Karmakanic & Agents of Mercy "The Power of Two - Live USA" (Reingold Records, VÖ: 15.02.2010)

Roine Stolt und Jonas Reingold fanden die Tour sehr entspannend, es hatte unsagbar Freude bereitet, nach einer kleinen Warm-Up-Tour mit der Show durch die USA zu ziehen. Das Repertoire zweiter Bands in einer Besetzung - gerade mit dieser Produktion wird deutlich, wie locker die Projekte funktionieren, und was die Musiker drauf haben, sich mit anderen Repertoires als ihren eigenen auf Tournee zu begeben. Agents of Mercy ist ein Seitenarm der Flower Kings, poppiger, lyrischer, sanfter als die schwedischen Schöngeistkönige, eine Verneigung vor den alten Genesis, Karmakanic ist eher auch keine feste Band, sondern ein loses Konglomerat technisch erlesener Musiker um den Bassmann Jonas Reingold, der auf seinem neuen Label die Kooperation in Personalunion veröffentlicht.
Das auf der CD enthaltene Programm, 8 Songs und 70 Minuten lang, wurde während der ersten Show am 10. Oktober 2009 in Whittier, Kalifornien, gespielt und aufgezeichnet.
Frisch in die Songs eingelernt, just 6 Stunden Übung vorher waren ausreichend, sitzt am Schlagzeug der alte Spocks Beard Recke Nick D'Virgilio. Lalle Larsson hat die Tasten unter seinen Fingern, Jonas Reingold spielt Bass und sorgt mit Roine Stolt, der Gitarre und Keys spielt, für die Erfüllung der Backing Vocals, Göran Edman singt Karmakanic, Nad Sylvan Agents of Mercy, letzterer spielt zudem Tasten.
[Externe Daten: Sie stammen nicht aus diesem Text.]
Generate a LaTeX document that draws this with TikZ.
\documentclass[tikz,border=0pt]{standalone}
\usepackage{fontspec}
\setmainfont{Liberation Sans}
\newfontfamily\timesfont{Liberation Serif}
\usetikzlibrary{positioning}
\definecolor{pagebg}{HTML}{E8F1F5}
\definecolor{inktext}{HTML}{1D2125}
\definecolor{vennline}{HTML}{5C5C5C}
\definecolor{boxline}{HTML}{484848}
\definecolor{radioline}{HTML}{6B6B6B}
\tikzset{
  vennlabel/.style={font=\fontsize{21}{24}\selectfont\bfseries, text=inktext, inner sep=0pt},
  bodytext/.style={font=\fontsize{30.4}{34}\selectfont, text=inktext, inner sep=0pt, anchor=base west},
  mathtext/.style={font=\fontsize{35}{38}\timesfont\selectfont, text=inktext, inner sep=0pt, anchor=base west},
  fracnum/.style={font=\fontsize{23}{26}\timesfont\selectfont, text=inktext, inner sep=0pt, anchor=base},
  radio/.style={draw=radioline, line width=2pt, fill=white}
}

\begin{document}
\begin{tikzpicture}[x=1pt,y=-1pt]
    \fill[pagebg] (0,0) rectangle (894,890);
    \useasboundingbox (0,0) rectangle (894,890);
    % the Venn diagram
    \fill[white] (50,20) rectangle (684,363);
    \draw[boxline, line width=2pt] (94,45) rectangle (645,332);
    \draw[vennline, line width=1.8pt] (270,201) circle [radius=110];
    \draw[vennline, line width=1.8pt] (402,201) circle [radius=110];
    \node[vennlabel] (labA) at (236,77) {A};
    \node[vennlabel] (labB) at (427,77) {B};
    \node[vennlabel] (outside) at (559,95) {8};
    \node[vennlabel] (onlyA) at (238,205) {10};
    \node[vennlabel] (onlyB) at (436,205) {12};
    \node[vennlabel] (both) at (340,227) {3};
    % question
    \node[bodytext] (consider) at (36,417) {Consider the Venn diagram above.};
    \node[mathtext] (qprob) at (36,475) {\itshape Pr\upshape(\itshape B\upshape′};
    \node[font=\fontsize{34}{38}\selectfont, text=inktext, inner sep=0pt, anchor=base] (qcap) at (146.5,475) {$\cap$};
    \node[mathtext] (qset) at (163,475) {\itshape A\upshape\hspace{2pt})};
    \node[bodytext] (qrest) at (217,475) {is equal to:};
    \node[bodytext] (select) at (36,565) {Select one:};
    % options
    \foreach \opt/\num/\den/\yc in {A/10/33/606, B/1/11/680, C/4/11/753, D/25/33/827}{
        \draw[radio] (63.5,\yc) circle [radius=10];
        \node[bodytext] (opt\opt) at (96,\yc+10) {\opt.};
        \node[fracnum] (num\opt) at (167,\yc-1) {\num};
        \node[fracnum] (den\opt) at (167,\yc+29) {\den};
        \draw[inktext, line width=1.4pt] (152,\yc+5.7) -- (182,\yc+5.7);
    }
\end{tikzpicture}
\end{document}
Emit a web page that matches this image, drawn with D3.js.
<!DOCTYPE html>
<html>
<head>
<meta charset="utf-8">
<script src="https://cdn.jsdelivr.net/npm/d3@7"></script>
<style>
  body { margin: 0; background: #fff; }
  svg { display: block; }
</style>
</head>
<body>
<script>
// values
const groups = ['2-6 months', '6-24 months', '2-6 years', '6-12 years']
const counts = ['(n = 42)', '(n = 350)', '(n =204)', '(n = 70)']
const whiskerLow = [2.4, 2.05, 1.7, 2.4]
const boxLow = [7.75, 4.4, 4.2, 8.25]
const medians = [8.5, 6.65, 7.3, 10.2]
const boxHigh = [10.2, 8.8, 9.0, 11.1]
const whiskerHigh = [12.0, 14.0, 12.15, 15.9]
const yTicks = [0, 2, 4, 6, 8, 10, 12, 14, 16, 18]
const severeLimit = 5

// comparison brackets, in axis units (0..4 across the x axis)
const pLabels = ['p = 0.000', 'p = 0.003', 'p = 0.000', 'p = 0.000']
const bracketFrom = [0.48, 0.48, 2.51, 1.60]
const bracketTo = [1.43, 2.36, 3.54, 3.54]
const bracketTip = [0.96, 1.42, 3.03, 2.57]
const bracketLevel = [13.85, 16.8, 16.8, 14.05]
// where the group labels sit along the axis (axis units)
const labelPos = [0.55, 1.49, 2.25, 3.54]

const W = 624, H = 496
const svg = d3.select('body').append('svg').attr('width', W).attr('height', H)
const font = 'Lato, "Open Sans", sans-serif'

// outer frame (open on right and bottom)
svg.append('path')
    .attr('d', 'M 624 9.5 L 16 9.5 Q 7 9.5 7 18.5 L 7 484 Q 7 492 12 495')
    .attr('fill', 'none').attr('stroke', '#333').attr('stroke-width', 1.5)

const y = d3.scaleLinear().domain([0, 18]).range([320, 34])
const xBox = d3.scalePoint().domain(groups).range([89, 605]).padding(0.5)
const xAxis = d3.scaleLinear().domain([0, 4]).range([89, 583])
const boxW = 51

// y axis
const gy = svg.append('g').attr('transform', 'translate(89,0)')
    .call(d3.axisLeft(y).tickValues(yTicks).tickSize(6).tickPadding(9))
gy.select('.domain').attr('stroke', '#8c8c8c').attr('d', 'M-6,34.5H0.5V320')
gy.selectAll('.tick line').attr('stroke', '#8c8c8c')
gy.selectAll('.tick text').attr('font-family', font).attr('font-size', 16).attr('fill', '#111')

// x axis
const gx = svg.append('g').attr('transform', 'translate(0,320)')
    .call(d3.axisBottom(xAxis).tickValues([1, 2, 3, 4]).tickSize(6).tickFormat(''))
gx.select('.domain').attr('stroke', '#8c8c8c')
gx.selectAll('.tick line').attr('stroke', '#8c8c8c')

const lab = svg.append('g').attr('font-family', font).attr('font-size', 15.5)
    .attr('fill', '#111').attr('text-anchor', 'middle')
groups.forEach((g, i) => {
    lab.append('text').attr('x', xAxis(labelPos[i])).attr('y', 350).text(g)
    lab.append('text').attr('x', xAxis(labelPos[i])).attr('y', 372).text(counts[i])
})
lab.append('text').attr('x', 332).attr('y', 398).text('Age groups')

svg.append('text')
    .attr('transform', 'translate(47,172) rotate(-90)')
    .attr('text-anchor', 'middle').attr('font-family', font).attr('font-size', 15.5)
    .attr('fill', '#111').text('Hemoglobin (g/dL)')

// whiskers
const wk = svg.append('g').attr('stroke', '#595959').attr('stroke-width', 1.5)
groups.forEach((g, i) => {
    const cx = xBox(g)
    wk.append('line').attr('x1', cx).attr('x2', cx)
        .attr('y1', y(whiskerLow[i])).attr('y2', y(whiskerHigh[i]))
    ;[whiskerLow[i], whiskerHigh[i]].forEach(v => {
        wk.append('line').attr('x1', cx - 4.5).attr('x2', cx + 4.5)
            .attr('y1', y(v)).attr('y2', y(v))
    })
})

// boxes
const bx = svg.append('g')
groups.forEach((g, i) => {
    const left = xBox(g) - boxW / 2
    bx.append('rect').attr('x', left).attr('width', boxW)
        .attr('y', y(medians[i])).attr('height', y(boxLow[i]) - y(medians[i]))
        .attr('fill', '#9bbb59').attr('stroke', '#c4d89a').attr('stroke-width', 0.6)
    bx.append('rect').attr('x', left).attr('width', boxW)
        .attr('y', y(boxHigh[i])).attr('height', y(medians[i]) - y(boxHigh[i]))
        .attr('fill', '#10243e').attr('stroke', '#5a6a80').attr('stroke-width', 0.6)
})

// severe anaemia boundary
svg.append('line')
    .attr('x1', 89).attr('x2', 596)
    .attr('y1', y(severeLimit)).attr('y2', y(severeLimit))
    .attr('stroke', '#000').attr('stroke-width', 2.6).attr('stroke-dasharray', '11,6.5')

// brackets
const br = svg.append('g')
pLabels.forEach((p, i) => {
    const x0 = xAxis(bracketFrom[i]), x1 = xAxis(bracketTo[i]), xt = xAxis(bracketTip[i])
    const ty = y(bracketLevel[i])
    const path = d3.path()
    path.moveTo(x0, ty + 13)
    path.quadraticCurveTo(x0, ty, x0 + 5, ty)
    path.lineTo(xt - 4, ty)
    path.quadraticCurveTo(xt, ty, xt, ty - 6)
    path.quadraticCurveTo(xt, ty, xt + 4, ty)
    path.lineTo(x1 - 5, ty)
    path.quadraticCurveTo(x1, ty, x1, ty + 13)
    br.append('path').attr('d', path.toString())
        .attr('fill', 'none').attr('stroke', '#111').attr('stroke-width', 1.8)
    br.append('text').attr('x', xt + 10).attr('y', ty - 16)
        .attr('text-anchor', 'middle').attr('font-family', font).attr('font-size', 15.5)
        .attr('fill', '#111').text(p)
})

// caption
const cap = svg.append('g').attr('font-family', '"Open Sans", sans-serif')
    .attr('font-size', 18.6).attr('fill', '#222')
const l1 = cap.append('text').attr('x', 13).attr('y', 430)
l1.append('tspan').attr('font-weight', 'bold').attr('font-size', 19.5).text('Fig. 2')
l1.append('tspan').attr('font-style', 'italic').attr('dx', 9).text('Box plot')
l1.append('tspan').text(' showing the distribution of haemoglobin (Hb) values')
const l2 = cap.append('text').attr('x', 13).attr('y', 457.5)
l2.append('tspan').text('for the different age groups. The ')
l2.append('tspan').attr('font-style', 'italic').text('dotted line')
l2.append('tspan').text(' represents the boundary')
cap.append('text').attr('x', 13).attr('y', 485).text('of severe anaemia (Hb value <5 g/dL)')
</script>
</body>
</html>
Die ersten drei Stücke sind Agents of Mercy Songs. 25 melancholische Minuten voll zarten Symphonic Rocks, sehr elegisch und laid back, fast akustisch, kaum Rock'n'Roll. Den Arrangements stecken alte Genesis in den Knochen, und Nad Sylvan tut sein Übriges, das Flair der alten britischen Crew neu zu beleben, mit entsprechend passender Stimme und gutem Einsatz.
Dann kommen die Jazzrocker von Karmakanic. Kaum geht es los, verabschiedet die Band sich instrumental aus den Studioversionen in saftig-progressiven Jazzrock, die Komplexe perlen elegant und erlesen, und mit YES im Hinterkopf baut sich das fast 15 Minuten lange "Where Earth Meets The Sky" aus der eröffnenden Instrumentalrasanz in die lyrisch-schöngeistige Gesangsabteilung, die deutlich sanfter und eingängiger ist, als alles, was in den ausgedehnten Instrumentalpassagen (beider Bands) gespielt wird.
Roine Stolt hält sich weitgehend zurück, es gibt kaum Gitarrensoli, die sonstige leicht metallische Härte der Karmakanic-Songs ist weitgehend abgeschraubt, die Tasten haben das Sagen und Lalle Larsson zieht es mit Sucht und Hingabe zum ausgedehnten, genau, Jazzrock.
Die Stimmung im Auditorium ist ausgelassen, die Menge jubelt schon, bevor die Songs angesagt sind, fast ein Joke, das zwischen den Songs zu hören. Lalle Larsson hat Raum für eine Solopartie, die irgendwo zwischen dunklem Folk, klassischer Romantik und lyrischem Jazz ihre Perlen kugeln lässt. Und selbst wenn die Band danach (wie davor) nicht rasante Härtegrade ausfährt, macht das Lauschen auf die Klänge des Konzertes doch Laune, weil die Band es einfach drauf hat. Und sicherlich, schließlich gibt es noch ein fabelhaftes Gitarrensolo von Roine Stolt.
Karmakanic sind die Überraschung des Sets. So war die Band bislang nicht zu hören. Personell und arrangementtechnisch. Die Songstrukturen sind deutlich dezenter und im instrumentalen Bereich wesentlich jazziger. Symphonische Elegien wälzen sich romantisch aus (bestens im 10-minütigen "Eternally"), dass das Schmalz in der Pfanne schmilzt, und Rock'n'Roll gibt's auch genug. Zum Ausklang schmeißt die Band das Auditorium mit "Afterglow" raus. Und der Song passt zwischen Agents of Mercy und Karmakanic wie der Schneeschieber unter die 40 Zentimeter Neuschnee in der Auffahrt. Live sind die Schweden eine Überraschung mehr.